__Dataset content__:

— begin —

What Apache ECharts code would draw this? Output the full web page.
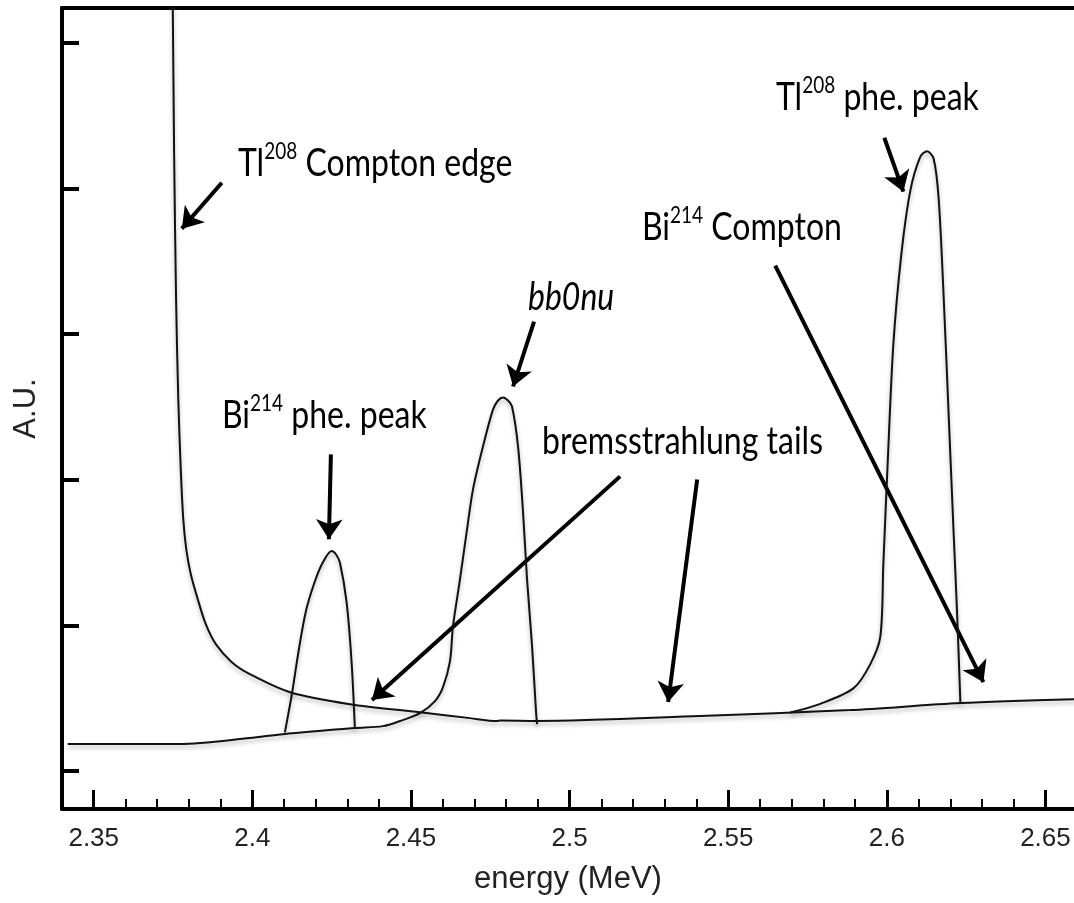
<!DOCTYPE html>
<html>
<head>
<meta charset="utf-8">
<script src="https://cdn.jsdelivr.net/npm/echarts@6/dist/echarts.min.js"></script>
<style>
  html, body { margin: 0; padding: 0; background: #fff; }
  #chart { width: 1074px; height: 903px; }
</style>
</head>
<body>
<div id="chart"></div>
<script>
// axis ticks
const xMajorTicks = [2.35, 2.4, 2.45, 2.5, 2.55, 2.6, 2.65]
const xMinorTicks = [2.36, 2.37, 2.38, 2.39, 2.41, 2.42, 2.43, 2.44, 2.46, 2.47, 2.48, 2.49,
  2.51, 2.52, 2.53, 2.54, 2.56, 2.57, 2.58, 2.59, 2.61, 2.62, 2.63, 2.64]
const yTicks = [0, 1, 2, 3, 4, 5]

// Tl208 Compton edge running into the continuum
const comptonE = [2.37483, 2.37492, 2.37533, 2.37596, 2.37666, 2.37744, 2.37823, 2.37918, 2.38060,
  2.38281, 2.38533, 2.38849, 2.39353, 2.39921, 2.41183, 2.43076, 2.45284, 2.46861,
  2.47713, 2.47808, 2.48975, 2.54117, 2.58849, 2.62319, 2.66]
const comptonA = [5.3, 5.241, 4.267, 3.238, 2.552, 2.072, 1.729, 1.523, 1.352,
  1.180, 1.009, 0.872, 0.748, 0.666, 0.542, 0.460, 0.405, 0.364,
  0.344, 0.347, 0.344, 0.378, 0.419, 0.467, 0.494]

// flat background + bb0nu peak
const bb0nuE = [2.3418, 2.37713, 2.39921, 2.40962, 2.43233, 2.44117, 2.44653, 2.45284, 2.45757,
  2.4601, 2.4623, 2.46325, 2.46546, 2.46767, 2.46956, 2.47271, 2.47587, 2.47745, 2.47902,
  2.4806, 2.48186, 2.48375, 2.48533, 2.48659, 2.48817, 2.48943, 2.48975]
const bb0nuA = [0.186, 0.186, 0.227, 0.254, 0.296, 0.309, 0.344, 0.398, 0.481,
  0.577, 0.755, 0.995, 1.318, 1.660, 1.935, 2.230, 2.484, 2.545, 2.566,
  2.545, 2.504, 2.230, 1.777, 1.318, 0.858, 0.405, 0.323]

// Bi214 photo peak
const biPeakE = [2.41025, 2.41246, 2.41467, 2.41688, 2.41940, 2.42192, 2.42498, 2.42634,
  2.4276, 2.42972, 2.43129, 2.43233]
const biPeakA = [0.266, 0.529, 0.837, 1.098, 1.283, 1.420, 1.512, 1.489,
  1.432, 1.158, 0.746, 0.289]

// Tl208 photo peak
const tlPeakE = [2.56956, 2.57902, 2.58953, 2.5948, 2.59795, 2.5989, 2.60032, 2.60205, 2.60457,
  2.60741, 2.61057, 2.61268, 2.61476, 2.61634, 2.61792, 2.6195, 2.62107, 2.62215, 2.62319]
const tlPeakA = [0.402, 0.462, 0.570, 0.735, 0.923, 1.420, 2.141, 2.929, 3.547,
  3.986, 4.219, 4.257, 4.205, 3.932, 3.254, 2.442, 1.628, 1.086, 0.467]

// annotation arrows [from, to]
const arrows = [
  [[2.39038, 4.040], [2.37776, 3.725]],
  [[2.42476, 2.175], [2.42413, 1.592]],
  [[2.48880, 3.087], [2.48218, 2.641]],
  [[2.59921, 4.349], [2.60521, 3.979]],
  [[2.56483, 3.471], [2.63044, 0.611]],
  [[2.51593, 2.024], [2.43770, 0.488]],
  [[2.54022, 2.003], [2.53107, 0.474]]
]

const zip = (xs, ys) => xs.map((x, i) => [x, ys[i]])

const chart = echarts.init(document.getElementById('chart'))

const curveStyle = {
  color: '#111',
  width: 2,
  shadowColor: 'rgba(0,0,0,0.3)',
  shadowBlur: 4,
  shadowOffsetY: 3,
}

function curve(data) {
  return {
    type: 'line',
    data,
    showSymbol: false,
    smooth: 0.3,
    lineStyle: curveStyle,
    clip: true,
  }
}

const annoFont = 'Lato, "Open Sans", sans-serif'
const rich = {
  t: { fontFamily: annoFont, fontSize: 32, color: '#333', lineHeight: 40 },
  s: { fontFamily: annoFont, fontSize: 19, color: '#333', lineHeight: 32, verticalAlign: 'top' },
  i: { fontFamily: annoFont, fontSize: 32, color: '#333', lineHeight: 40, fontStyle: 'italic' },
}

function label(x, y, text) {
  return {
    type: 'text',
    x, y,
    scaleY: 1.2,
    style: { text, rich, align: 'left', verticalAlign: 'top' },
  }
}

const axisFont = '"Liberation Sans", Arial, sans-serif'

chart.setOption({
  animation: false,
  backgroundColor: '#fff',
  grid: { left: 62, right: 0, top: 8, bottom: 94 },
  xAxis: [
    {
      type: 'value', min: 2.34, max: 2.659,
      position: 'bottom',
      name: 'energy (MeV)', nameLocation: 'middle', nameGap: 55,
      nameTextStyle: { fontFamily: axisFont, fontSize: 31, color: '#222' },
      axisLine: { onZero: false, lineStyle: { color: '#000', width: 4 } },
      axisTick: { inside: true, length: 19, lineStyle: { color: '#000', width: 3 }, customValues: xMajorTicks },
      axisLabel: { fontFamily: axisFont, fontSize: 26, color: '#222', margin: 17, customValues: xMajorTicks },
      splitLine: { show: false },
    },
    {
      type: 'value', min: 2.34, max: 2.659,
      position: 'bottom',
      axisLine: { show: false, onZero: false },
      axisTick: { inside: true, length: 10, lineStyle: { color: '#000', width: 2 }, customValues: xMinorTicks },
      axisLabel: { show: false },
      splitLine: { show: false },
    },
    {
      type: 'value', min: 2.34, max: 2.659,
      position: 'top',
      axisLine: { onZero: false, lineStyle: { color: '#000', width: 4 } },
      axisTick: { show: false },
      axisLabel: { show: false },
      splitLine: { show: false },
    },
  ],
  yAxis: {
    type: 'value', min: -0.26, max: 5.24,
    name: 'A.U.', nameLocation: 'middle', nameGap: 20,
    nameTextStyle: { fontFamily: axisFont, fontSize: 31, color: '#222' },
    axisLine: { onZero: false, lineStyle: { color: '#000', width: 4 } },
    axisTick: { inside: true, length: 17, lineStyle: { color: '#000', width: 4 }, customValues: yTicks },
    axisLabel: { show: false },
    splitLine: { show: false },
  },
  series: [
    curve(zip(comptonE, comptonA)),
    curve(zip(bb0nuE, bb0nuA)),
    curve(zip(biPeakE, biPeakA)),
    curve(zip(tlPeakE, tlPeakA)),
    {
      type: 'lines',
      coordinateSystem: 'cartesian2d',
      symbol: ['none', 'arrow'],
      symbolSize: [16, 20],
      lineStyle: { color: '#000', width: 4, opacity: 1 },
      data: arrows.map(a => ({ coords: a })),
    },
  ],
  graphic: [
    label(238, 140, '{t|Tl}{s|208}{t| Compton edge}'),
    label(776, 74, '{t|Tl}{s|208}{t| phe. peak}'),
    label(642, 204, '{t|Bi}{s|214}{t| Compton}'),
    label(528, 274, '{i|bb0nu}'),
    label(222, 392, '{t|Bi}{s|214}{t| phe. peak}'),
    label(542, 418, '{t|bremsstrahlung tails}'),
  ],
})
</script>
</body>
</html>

— end —

__Task requirements__:
Pictures stay out. Repeat only the lines from the beginning of the data through the line that has "2.545, 2.504, 2.230, 1.777, 1.318, 0.858, 0.405, 0.323]".

__Response to the task__:
What Apache ECharts code would draw this? Output the full web page.
<!DOCTYPE html>
<html>
<head>
<meta charset="utf-8">
<script src="https://cdn.jsdelivr.net/npm/echarts@6/dist/echarts.min.js"></script>
<style>
  html, body { margin: 0; padding: 0; background: #fff; }
  #chart { width: 1074px; height: 903px; }
</style>
</head>
<body>
<div id="chart"></div>
<script>
// axis ticks
const xMajorTicks = [2.35, 2.4, 2.45, 2.5, 2.55, 2.6, 2.65]
const xMinorTicks = [2.36, 2.37, 2.38, 2.39, 2.41, 2.42, 2.43, 2.44, 2.46, 2.47, 2.48, 2.49,
  2.51, 2.52, 2.53, 2.54, 2.56, 2.57, 2.58, 2.59, 2.61, 2.62, 2.63, 2.64]
const yTicks = [0, 1, 2, 3, 4, 5]

// Tl208 Compton edge running into the continuum
const comptonE = [2.37483, 2.37492, 2.37533, 2.37596, 2.37666, 2.37744, 2.37823, 2.37918, 2.38060,
  2.38281, 2.38533, 2.38849, 2.39353, 2.39921, 2.41183, 2.43076, 2.45284, 2.46861,
  2.47713, 2.47808, 2.48975, 2.54117, 2.58849, 2.62319, 2.66]
const comptonA = [5.3, 5.241, 4.267, 3.238, 2.552, 2.072, 1.729, 1.523, 1.352,
  1.180, 1.009, 0.872, 0.748, 0.666, 0.542, 0.460, 0.405, 0.364,
  0.344, 0.347, 0.344, 0.378, 0.419, 0.467, 0.494]

// flat background + bb0nu peak
const bb0nuE = [2.3418, 2.37713, 2.39921, 2.40962, 2.43233, 2.44117, 2.44653, 2.45284, 2.45757,
  2.4601, 2.4623, 2.46325, 2.46546, 2.46767, 2.46956, 2.47271, 2.47587, 2.47745, 2.47902,
  2.4806, 2.48186, 2.48375, 2.48533, 2.48659, 2.48817, 2.48943, 2.48975]
const bb0nuA = [0.186, 0.186, 0.227, 0.254, 0.296, 0.309, 0.344, 0.398, 0.481,
  0.577, 0.755, 0.995, 1.318, 1.660, 1.935, 2.230, 2.484, 2.545, 2.566,
  2.545, 2.504, 2.230, 1.777, 1.318, 0.858, 0.405, 0.323]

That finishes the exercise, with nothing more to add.